Companies have not been buying fish from farmers because they lack funds, but farmers must continue to spend money to feed their fish daily.
Tra prices have dropped from US$1.05 to US$0.86 per kilogramme in just two weeks, informed Nguyen Viet Thang, Chair of the Fisheries Association.
"The situation has turned round. Previously, when exporters got big orders, farmers could sell tra catfish well. However, the demand of the EU and the US markets has dropped dramatically," Thang explained, VietNamNet Bridge reports.
Farmers in the Mekong Delta have exported 287,000 tonnes of pangasius worth USD 862 million so far this year, equivalent in volume to the amount of fish exported in 2011. However, profits have been undermined by falling prices.
The regional Steering Committee for Tra Fish Production and Consumption said prices had fallen by US$0.1- US$0.2 per kilogramme compared to 2011.
Deputy Chairman of the Vietnam Association of Seafood Exporters and Producers (VASEP) Duong Ngoc Minh blamed this on stricter bank lending and high interest rates, which have forced farmers to sell at a loss, VNS reports.
Companies must lower sale prices to get money to pay debts, which is making fish prices in the domestic market take a dive.

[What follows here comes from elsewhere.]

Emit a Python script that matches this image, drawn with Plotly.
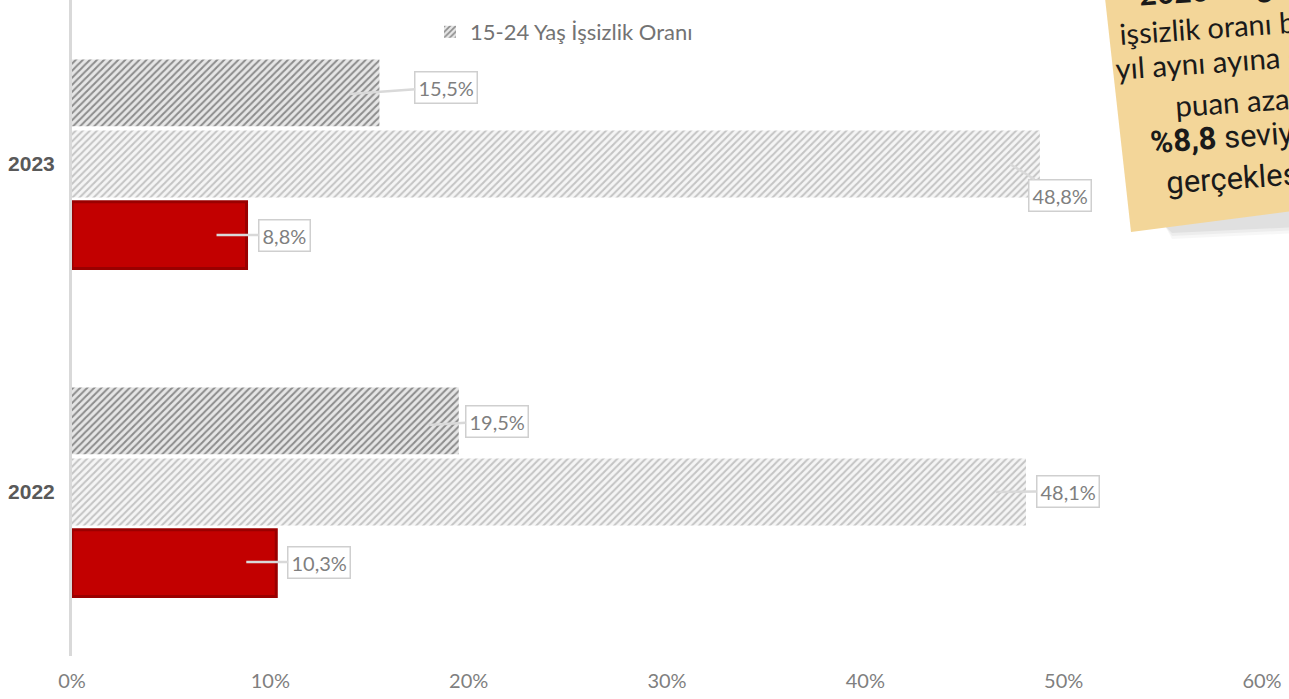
import plotly.graph_objects as go
import math

# ---------------- data ----------------
years = ["2022", "2023"]
series_names = ["İşsizlik Oranı", "İstihdam Oranı", "15-24 Yaş İşsizlik Oranı"]
unemployment = [10.3, 8.8]
employment = [48.1, 48.8]
youth_unemployment = [19.5, 15.5]
x_ticks = [0, 10, 20, 30, 40, 50, 60]
x_tick_labels = ["0%", "10%", "20%", "30%", "40%", "50%", "60%"]

note_lines = [
    "<b>2023 de genel</b>",
    "işsizlik oranı bir önceki",
    "yıl aynı ayına göre 1,5",
    "puan azalarak",
    "<b>%8,8</b> seviyesinde",
    "gerçekleşmiştir.",
]

# ---------------- layout constants ----------------
W, H = 1289, 699
ML, MR, MT, MB = 72, 27, 0, 43
PW, PH = W - ML - MR, H - MT - MB


def pxx(x):
    return (x - ML) / PW


def pxy(y):
    return (H - MB - y) / PH


GREY_TXT = "#7f7f7f"
humanist = "Lato, Open Sans, sans-serif"
narrow = "Roboto, Liberation Sans Narrow, sans-serif"
LABEL_FONT = dict(family=humanist, size=20, color=GREY_TXT)

fig = go.Figure()

series = [unemployment, employment, youth_unemployment]
styles = [
    dict(marker=dict(color="#c20000", line=dict(color="#9a0000", width=3))),
    dict(marker=dict(color="#f2f2f2",
                     pattern=dict(shape="/", fgcolor="#c4c4c4", bgcolor="#f5f5f5",
                                  size=5, solidity=0.4, fillmode="replace"),
                     line=dict(width=0))),
    dict(marker=dict(color="#e0e0e0",
                     pattern=dict(shape="/", fgcolor="#8c8c8c", bgcolor="#e6e6e6",
                                  size=5, solidity=0.4, fillmode="replace"),
                     line=dict(width=0))),
]
show_leg = [False, False, True]

for name, vals, st, sl in zip(series_names, series, styles, show_leg):
    fig.add_trace(go.Bar(
        y=years, x=vals, orientation="h", name=name,
        showlegend=sl, hoverinfo="skip", **st))

# ---------------- value callouts ----------------
slot = 71 / 328
bar_offsets = [-slot, 0.0, slot]
label_offsets = [  # (ax, ay, yshift) for [2022, 2023]
    [(73, 0, 1), (68, 0, 0)],
    [(72, -1, 0), (50, 31, 0)],
    [(68, -4, -4), (97, -7, -1)],
]
for si, vals in enumerate(series):
    for yi, v in enumerate(vals):
        ax, ay, ys = label_offsets[si][yi]
        fig.add_annotation(
            x=v, y=yi + bar_offsets[si], xref="x", yref="y",
            xshift=-30, yshift=ys,
            text=("%.1f" % v).replace(".", ",") + "%",
            showarrow=True, arrowhead=0, arrowwidth=2.5, arrowcolor="#d9d9d9",
            ax=ax, ay=ay,
            bgcolor="white", bordercolor="#cfcfcf", borderwidth=1.5, borderpad=3,
            font=LABEL_FONT,
        )

# ---------------- sticky note ----------------
def path(points):
    return "M " + " L ".join(f"{pxx(x)},{pxy(y)}" for x, y in points) + " Z"

# soft shadow
for i, a in enumerate([0.03, 0.04, 0.05]):
    d = 3 * (3 - i)
    fig.add_shape(type="path", xref="paper", yref="paper", layer="above",
                  path=path([(1165, 226), (1300, 208), (1300, 224 + d), (1172, 230 + d)]),
                  fillcolor=f"rgba(0,0,0,{a})", line=dict(width=0))
fig.add_shape(type="path", xref="paper", yref="paper", layer="above",
              path=path([(1103, -20), (1131, 232), (1300, 210), (1300, -20)]),
              fillcolor="#f3d699", line=dict(width=0))

note_specs = [  # left x, left-end y, font, size
    (1136, -6, humanist, 30),
    (1116, 36, humanist, 29),
    (1112, 70, humanist, 29.5),
    (1172, 106, humanist, 29.5),
    (1147, 142, narrow, 31),
    (1163, 183, narrow, 31),
]
ang = 4
for txt, (lx, ly, fam, fs) in zip(note_lines, note_specs):
    plain = txt.replace("<b>", "").replace("</b>", "")
    wid = len(plain) * fs * (0.5 if fam == humanist else 0.45)
    cy = ly - (wid / 2) * math.sin(math.radians(ang))
    fig.add_annotation(
        x=pxx(lx), y=pxy(cy), xref="paper", yref="paper",
        xanchor="left", yanchor="middle", text=txt, showarrow=False,
        textangle=-ang, font=dict(family=fam, size=fs, color="#1a1a1a"),
    )

fig.update_layout(
    width=W, height=H,
    margin=dict(l=ML, r=MR, t=MT, b=MB),
    paper_bgcolor="white", plot_bgcolor="white",
    barmode="group", bargap=0.35, bargroupgap=0.06,
    legend=dict(x=pxx(430), y=pxy(32), xanchor="left", yanchor="middle",
                orientation="h", bgcolor="rgba(0,0,0,0)",
                font=dict(family=humanist, size=22, color="#737373")),
    xaxis=dict(range=[0, 60], tickvals=x_ticks, ticktext=x_tick_labels,
               showgrid=False, zeroline=False, showline=False, ticks="",
               tickfont=dict(family=humanist, size=20, color=GREY_TXT),
               ticklabelstandoff=11, fixedrange=True),
    yaxis=dict(type="category", categoryorder="array", categoryarray=years,
               range=[-0.5, 1.5], tickvals=years,
               ticktext=[f"<b>{y}</b>" for y in years],
               showgrid=False, zeroline=False, showline=True,
               linecolor="#d9d9d9", linewidth=3, ticks="",
               tickfont=dict(family="Liberation Sans, Arial, sans-serif", size=21, color="#595959"),
               ticklabelstandoff=10, fixedrange=True),
)

fig.write_html(
    "out.html",
    config={"displayModeBar": False},
    post_script="document.body.style.margin='0';document.body.style.overflow='hidden';",
)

VASEP has proposed collecting 100,000 tonnes of fish from farmers for storage. This scheme would have enterprises borrow money at 0% for four months to collect fish at the prices which must not be lower than the production costs: US$1.05-US$1.14 per kilogramme.
Truong Dinh Hoe, VASEP's secretary general, stressed that this is the urgent measure that must be taken to revive the pangasius sector.
Farmers disagree. They say they cannot set tra prices because they are decided on by businesses, so the latter would be the only ones making profits.
Meanwhile, businesses have been lowering their prices in an effort to attract buyers.
If farmers cannot make profits with farming, they will abandon the industry and processing companies would be left without fish to process.
Nguyen Huu Nguyen, Deputy Chair of the An Giang Fisheries Association, has worries that help may come too late if administration procedures cause delays.
Recently, tra catfish in Mekong Delta provinces have become oversized (weighing more than one kilogramme). If enterprises do not buy the fish immediately, the fish will become unusable because import markets only want to purchase small fish.
"In the past, the fish weighing 1.2-1.5 kilogrammes were considered oversized, while consumers now favour small fish, therefore, 0.9-1 kilogrammes fish would be listed as oversized already," Nguyen added.